Pertanyaannya, dari mana beliau punya uang sehingga sering bersedekah? Padahal, gaji sebagai dosen untuk keluarganya hanya sedikit. Lebih banyak menyisihkan untuk kepentingan organisasi. Kalau tidak salah ternyata hampir semua insentif tambahan dari berbagai sumber yang tidak diduga diposkan untuk orang lain. Tidak untuk memperkaya dirinya.

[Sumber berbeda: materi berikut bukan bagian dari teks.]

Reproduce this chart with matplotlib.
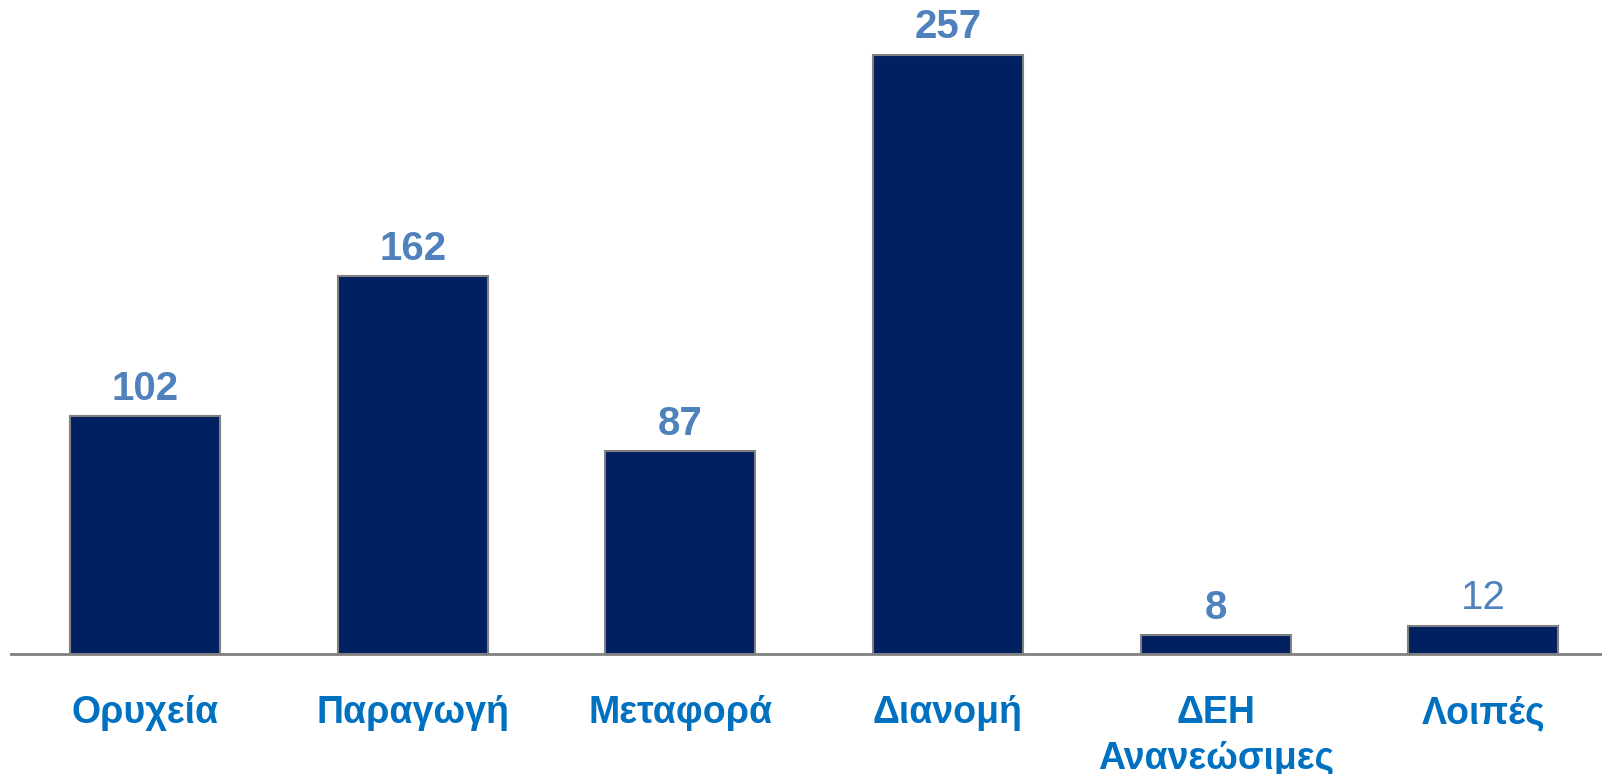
import matplotlib.pyplot as plt

categories = ["Ορυχεία", "Παραγωγή", "Μεταφορά", "Διανομή", "ΔΕΗ\nΑνανεώσιμες", "Λοιπές"]
values = [102, 162, 87, 257, 8, 12]
value_weights = ["bold", "bold", "bold", "bold", "bold", "normal"]

plt.rcParams['font.family'] = ['Liberation Sans', 'DejaVu Sans']

fig = plt.figure(figsize=(16.02, 7.74), dpi=100)
ax = fig.add_axes([11 / 1602, 120.3 / 774, 1 - 11 / 1602, 653.7 / 774])

x = range(len(categories))
ax.bar(x, values, width=0.56, color='#002060', edgecolor='#808080', linewidth=1.5)

for xi, v, w in zip(x, values, value_weights):
    ax.annotate(str(v), (xi, v), xytext=(0, 6), textcoords='offset points',
                ha='center', va='bottom', fontsize=29, fontweight=w, color='#4F81BD')

ax.set_xlim(-0.5, 5.443)
ax.set_ylim(0, 280.5)
ax.set_xticks(list(x))
ax.set_xticklabels(categories, fontsize=27, fontweight='bold', color='#0070C0', linespacing=1.35)
ax.tick_params(axis='x', length=0, pad=30)
ax.set_yticks([])
for s in ['top', 'left', 'right']:
    ax.spines[s].set_visible(False)
ax.spines['bottom'].set_color('#808080')
ax.spines['bottom'].set_linewidth(2)

fig.savefig('out.png', dpi=100)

Sampai saat ini, karakter atau tabiatnya walaupun bukan pimpinan persyarikatan, karakter penolong tetap menjiwainya. Selain bersedekah secara langsung, ternyata beliau juga salah satu orang dermawan yang menjadi orang tua asuh beasiswa beberapa mahasiswa di Bandung yang dijalaninya penuh sahaja.
Lebih mengagetkan lagi, ada kebiasaan di luar orang keumuman pimpinan persyarikatan di Jawa Barat, beliau salah satu mantan ketua persyarikatan yang tidak mau lebih dari satu kali periode memimpin. Ketika ditawari pun tetap menolak. Alasannya memberikan kesempatan kepada orang lain.
Adakah pimpinan yang menolak dua periode kepemimpinan di persyarikatan saat ini? Semoga lebih banyak karena memberikan kesempatan kepada orang lain adalah sikap patrotik kader sejati di persyarikatan.***
Saya banyak mendapatkan ilmu serta tauladan dari Beliau, yang slalu ku ingat adalah manhaj kajiannya yang sangat sistematis, kritis dan transendental. Uji shohih keilmuannya bisa dibuktikan karena metodologinya yang sederhana serta mudah untuk dipahami.
Yang paling berkesan dari sosok beliau adalah figur ketauladanannya yang bukan hanya sekedar retorika dalam menyampaikan tuntunan dakwah, namun Beliau pun mampu memberikan panutan jamaah persyarikatan khususon. Umumnya pun jadi figur qonaah bagi warga kampus UIN Bandung juga warga kota Bandung bahkan Jawa Barat.
Sosok sebagai Ketua PWM sewaktu menjabat, Beliau masih tak riskan untuk ikut berjubel di bis kota Cibiru-Kebon Kelapa. Sungguh figur sederhana seperti beliau, nyaris tak terdengar sekarang yang slalu bergiur dengan gaya hidup hedonis.